[BEGIN Available data]

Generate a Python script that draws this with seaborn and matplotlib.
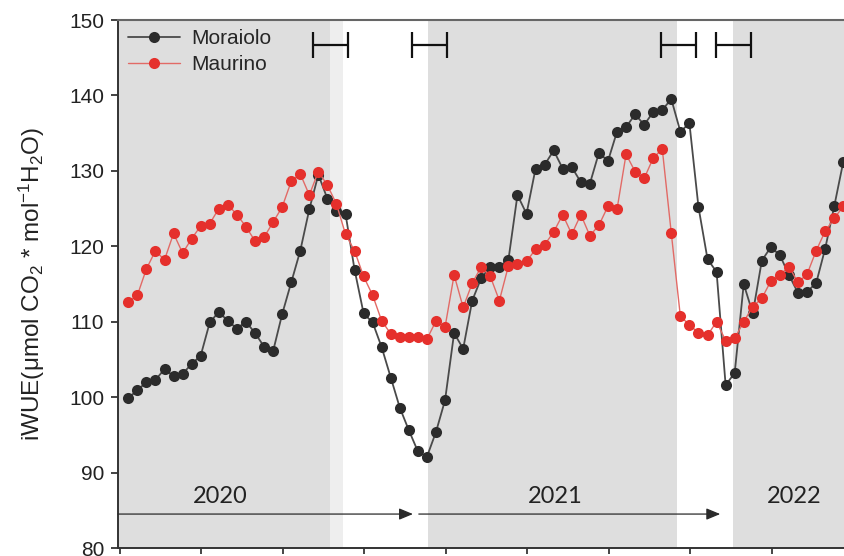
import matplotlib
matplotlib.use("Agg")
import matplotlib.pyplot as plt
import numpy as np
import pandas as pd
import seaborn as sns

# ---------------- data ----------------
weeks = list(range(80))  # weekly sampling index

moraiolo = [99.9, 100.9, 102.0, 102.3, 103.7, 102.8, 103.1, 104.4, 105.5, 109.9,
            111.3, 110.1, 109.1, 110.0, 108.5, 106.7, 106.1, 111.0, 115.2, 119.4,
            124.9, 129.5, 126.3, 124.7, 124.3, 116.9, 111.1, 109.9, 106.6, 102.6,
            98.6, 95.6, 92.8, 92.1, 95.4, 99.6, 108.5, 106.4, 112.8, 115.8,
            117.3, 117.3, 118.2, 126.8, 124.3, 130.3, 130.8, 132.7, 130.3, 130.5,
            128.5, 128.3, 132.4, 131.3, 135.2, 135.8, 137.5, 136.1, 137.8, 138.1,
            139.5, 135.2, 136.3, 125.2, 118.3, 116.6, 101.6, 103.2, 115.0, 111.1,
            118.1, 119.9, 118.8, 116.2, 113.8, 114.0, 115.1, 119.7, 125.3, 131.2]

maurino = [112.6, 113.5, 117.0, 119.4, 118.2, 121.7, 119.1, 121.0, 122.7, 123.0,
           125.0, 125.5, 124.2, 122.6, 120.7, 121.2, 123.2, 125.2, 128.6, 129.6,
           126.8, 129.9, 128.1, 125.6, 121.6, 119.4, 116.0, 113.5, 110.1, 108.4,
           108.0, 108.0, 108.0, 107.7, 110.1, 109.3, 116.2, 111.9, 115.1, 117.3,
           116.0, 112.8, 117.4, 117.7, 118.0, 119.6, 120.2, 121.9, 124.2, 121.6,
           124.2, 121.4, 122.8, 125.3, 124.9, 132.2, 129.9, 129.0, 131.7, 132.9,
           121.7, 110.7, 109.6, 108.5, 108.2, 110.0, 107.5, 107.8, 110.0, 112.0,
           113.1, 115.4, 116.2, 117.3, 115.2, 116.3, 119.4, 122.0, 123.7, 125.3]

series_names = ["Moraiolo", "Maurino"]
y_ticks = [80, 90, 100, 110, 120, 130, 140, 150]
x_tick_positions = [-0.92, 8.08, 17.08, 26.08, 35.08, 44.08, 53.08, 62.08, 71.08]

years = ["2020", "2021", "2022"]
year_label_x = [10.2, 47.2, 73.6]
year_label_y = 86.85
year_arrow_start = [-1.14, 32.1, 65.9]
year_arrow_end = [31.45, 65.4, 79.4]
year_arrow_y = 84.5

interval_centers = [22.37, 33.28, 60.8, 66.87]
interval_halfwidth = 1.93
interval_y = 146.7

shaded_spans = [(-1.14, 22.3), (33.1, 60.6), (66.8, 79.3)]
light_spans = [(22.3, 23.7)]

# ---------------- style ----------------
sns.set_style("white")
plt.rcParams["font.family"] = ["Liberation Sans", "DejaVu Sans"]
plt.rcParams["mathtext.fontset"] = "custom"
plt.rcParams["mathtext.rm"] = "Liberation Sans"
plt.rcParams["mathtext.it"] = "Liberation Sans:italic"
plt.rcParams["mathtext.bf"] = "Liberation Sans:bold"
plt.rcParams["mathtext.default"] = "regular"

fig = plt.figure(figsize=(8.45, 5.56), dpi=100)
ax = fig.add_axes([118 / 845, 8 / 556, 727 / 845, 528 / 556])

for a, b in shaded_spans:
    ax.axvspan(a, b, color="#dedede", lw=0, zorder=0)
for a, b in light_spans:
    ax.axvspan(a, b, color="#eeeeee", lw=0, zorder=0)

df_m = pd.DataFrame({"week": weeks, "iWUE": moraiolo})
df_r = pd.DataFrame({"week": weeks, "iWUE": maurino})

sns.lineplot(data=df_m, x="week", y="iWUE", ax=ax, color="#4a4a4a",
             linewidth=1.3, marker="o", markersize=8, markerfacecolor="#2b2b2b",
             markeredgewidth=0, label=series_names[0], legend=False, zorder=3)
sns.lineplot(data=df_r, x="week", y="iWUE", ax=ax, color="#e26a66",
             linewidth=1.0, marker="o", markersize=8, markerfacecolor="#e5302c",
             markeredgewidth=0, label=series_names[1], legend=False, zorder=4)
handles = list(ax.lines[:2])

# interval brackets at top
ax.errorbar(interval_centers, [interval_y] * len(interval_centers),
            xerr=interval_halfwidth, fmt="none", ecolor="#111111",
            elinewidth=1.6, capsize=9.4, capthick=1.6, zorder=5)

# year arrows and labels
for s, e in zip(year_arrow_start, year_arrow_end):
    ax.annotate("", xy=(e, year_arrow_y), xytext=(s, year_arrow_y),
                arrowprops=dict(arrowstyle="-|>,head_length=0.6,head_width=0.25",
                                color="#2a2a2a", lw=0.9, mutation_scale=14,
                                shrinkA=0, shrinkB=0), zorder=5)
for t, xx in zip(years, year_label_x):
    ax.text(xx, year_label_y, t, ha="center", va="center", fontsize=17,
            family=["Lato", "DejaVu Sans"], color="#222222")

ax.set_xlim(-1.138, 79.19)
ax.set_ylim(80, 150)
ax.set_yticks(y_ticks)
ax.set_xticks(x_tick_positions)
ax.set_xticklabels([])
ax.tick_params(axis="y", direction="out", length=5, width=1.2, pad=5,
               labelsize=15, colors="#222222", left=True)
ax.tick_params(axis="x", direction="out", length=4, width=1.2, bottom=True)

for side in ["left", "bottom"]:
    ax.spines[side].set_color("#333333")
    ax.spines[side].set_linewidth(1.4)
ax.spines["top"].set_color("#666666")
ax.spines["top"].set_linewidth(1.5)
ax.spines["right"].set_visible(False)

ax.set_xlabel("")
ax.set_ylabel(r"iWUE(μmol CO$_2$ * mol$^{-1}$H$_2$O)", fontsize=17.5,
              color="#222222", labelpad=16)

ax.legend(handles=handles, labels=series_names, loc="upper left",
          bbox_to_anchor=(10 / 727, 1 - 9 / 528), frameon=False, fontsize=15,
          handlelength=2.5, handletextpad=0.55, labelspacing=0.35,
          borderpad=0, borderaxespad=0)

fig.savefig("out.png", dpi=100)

[END Available data]

Filter lines by "matplotlib" and return each hit.

§ The result:
Generate a Python script that draws this with seaborn and matplotlib.
import matplotlib
matplotlib.use("Agg")
import matplotlib.pyplot as plt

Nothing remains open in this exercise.